Leg uit dat de onrust die door Ezra Booth en Symonds Ryder werd veroorzaakt tot een ernstig probleem uitgroeide. Laat een cursist Openbaring 71:1–4 voorlezen. Laat de klas meelezen en nagaan wat Joseph Smith en Sidney Rigdon volgens de Heer moesten doen om de onvriendelijke gevoelens, veroorzaakt door de krantenartikelen, te sussen.
-
Hoe moesten Joseph Smith en Sidney Rigdon volgens vers 1 de negatieve gevoelens over de kerk sussen? (Zij moesten de Schriften en de macht van de Geest gebruiken die de Heer hen zou geven.)
-
Welk beginsel kunnen we uit deze instructie afleiden over de manier waarop wij met kritiek op de kerk moeten omgaan? (De strekking van de antwoorden van de cursisten dient in elk geval het volgende beginsel te omvatten: Als mensen de kerk bekritiseren, kunnen we reageren door waarheden uit de Schriften uit te leggen en de Geest te volgen. Zet dit beginsel op het bord.)
-
Hoe kunnen wij ons nu voorbereiden om te reageren op kritiek op de kerk of haar leiders?
Om de cursisten te laten inzien dat het belangrijk is om met de leiding van de Geest te reageren op kritiek op de kerk, laat u een cursist het volgende citaat van ouderling Robert D. Hales van het Quorum der Twaalf Apostelen voorlezen. Laat de klas nagaan hoe de Geest ons kan helpen om te reageren op kritiek tegen de kerk.

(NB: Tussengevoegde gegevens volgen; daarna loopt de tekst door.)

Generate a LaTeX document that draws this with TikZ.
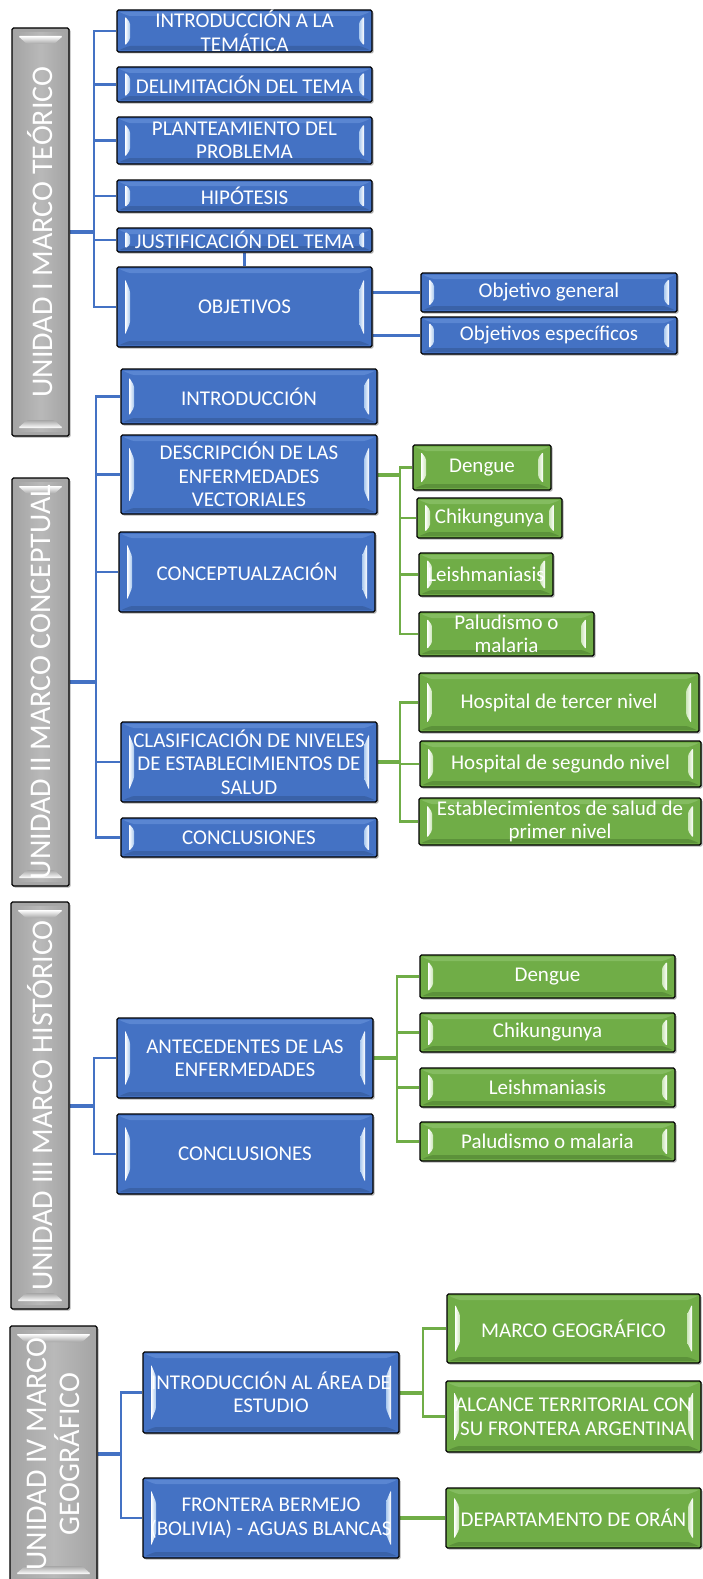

‘Onze reactie zal in elke situatie anders zijn. Gelukkig kent de Heer het hart van onze criticasters en hoe we het beste op hen kunnen reageren.Ware discipelen zoeken de leiding van de Geest, waarna zij de inspiratie krijgen die op hun situatie is toegesneden. En in elke situatie reageren ware discipelen op een manier die de Geest des Heren verwelkomt.’ (‘Christelijke moed: de prijs van het discipelschap’, Liahona, november 2008, 73.)
Lees Leer en Verbonden 71:5–11 voor. Laat de klas nagaan welke raad en troost de Heer schonk aan hen die reageren op kritiek op de kerk.
-
Welk advies staat er in vers 7?
Leg uit dat Sidney Rigdon de raad van de Heer ter harte nam en Ezra Booth uitnodigde om naar de stad Ravenna te komen. Daar zouden ze in het openbaar spreken over de brieven die Ezra naar de krant had gestuurd. Sidney nodigde eveneens Symonds Ryder uit voor een openbare discussie over het Boek van Mormon. Beide mannen sloegen de uitnodiging af. Sidney getuigde in Ravenna en in andere plaatsen wel van de waarheid.
-
Hoe kan de raad in Leer en Verbonden 71:8–10 troost bieden aan mensen die op kritiek op de kerk reageren?
Laat de cursisten zich afvragen hoe ze zich beter gaan voorbereiden om op kritiek op de kerk te reageren. Getuig van de kerk en haar leiders.